AmResearch

RHB Capital - Evaluating all options for an optimal group structure BUY

kiasutrader
Publish date: Thu, 09 Apr 2015, 09:42 AM

- We maintain our BUY rating on RHB Capital Bhd (RHB Cap), with an unchanged fair value of RM9.30/share. Our fair value is based on an ROE of 11.0% for FY15F, leading to a fair P/BV of 1.2x.

- There were recent press reports which highlighted that RHB Capital (RHB Cap) is exploring an internal reorganisation to eliminate its holding company and directly list its 100%-owned banking unit, RHB Bank Bhd, on Bursa Malaysia.

- Assuming that RHB Bank is transformed into the new holding company, we have further learned that there will be a bank entity level CET1 ratio that will need to be considered.

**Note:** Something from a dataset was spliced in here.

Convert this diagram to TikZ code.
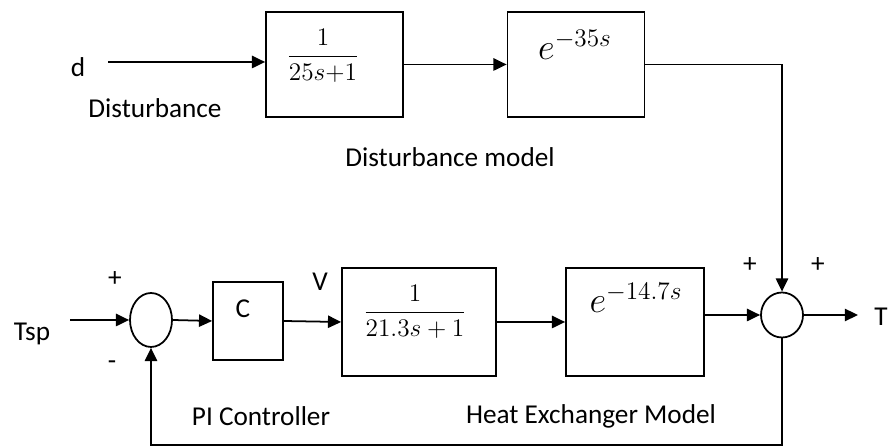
\documentclass[tikz,border=0pt]{standalone}
\usepackage{amsmath}
\usepackage{fontspec}
\setmainfont{Carlito}
\usetikzlibrary{arrows.meta,shapes.geometric}

\tikzset{
  block/.style={draw=black,line width=1pt,inner sep=0pt},
  sumnode/.style={draw=black,ellipse,line width=1pt,inner sep=0pt},
  arr/.style={line width=1pt,-{Triangle[length=7.5pt,width=7pt]}},
  lbl/.style={font=\fontsize{15.5}{18}\selectfont,inner sep=0pt},
  tf/.style={font=\fontsize{15.5}{18}\selectfont,inner sep=0pt},
  dly/.style={font=\fontsize{22}{26}\selectfont,inner sep=0pt}
}

\begin{document}
\begin{tikzpicture}
  \useasboundingbox (0,0) rectangle (17.78,8.96);

  % disturbance path d -> 1/(25s+1) -> e^{-35s}
  \begin{scope}
    \node[block,minimum width=2.74cm,minimum height=2.1cm] (lag1) at (6.69,7.67) {};
    \node[block,minimum width=2.74cm,minimum height=2.1cm] (dly1) at (11.52,7.67) {};
    \node[lbl] (dlbl) at (1.56,7.62) {d};
    \coordinate (din) at (2.16,7.72);
    \node[lbl] (dtxt) at (3.1,6.8) {Disturbance};
    \node[lbl] (dmod) at (9.0,5.82) {Disturbance model};
    \node[tf] (lag1tf) at (6.46,7.84) {$\dfrac{1}{25s{+}1}$};
    \node[dly] (dly1tf) at (11.5,8.06) {$e^{-35s}$};
    \draw[arr] (din) -- (din -| lag1.west);
    \draw[arr] (lag1.east) -- (dly1.west);
  \end{scope}

  % loop Tsp -> C -> 1/(21.3s+1) -> e^{-14.7s} -> T
  \begin{scope}
    \node[sumnode,minimum width=0.84cm,minimum height=1.08cm] (sum1) at (3.02,2.56) {};
    \node[block,minimum width=1.4cm,minimum height=1.56cm] (ctrl) at (4.96,2.54) {};
    \node[block,minimum width=3.08cm,minimum height=2.16cm] (lag2) at (8.38,2.52) {};
    \node[block,minimum width=2.76cm,minimum height=2.16cm] (dly2) at (12.7,2.52) {};
    \node[sumnode,minimum width=0.84cm,minimum height=0.9cm] (sum2) at (15.64,2.66) {};
    \node[lbl] (tsp) at (0.64,2.28) {Tsp};
    \coordinate (tin) at (1.4,2.56);
    \coordinate (tout) at (17.16,2.66);
    \coordinate (fb) at (0,0.06);
    \node[lbl] (tlbl) [anchor=east] at (17.76,2.62) {T};
    \node[lbl] (p1) at (2.3,3.38) {+};
    \node[lbl] (m1) at (2.24,1.66) {-};
    \node[lbl] (p2) at (15.0,3.66) {+};
    \node[lbl] (p3) at (16.36,3.66) {+};
    \node[lbl] (vlbl) at (6.4,3.32) {V};
    \node[lbl] (clbl) at (4.86,2.78) {C};
    \node[tf] (lag2tf) at (8.3,2.72) {$\dfrac{1}{21.3s+1}$};
    \node[dly] (dly2tf) at (12.72,3.0) {$e^{-14.7s}$};
    \node[lbl] (pitxt) at (5.22,0.64) {PI Controller};
    \node[lbl] (hxtxt) at (11.82,0.64) {Heat Exchanger Model};
    \draw[arr] (tin) -- (sum1.west);
    \draw[arr] (sum1.east) -- (ctrl.west);
    \draw[arr] (ctrl.east) -- (lag2.west);
    \draw[arr] (lag2.east) -- (dly2.west);
    \draw[arr] (dly2.east |- sum2.west) -- (sum2.west);
    \draw[arr] (sum2.east) -- (tout);
    \draw[arr] (dly1.east) -| (sum2.north);
    \draw[arr] (sum2.south) -- (sum2.south |- fb) -| (sum1.south);
  \end{scope}
\end{tikzpicture}
\end{document}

- As there is no further confirmation from the company, we have assumed that RHB Bank’s current capital ratios will be a good reflection of the new bank entity level capital ratios, except for one major adjustment, which is the deduction required for investments in subsidiaries. RHB Bank’s major subsidiaries will be the investment bank and insurance company.

- Under this scenario, we find that the fully-loaded CET1 ratio for the bank entity level to be on the low side, at only 6.9%. To beef up the CET1 ratio to 10%, we estimate that this would require a rights issue of up to RM3.3bil. This is much higher than our earlier forecast rights issue of RM1.4bil.

- Assuming a rights issue size of RM3.3bil, we estimate that this may involve 510mil new right shares, on a 1- right-for-5-shares basis. With the rights issue, our ROE forecast will be diluted down to 10.3% from 11.0% currently. This leads to a fair P/BV of 1.03x or RM7.90/share.

- The company is not able to comment further on the latest press reports. However, it is in the process of evaluating all options for an optimal structure. The good news is the company is likely aware of market expectations of the size of the potential rights issue being at the RM1bil+ range, and not as high as RM3bil.

- We think the latest information is negative given that the possible rights issue may now be larger than our earlier expectations. But this is offset by some assurance that the company is probably aware of market expectations of the size of the rights issue. We are maintaining our BUY rating pending confirmation that the size of the rights issue may not be as large as RM3.3bil.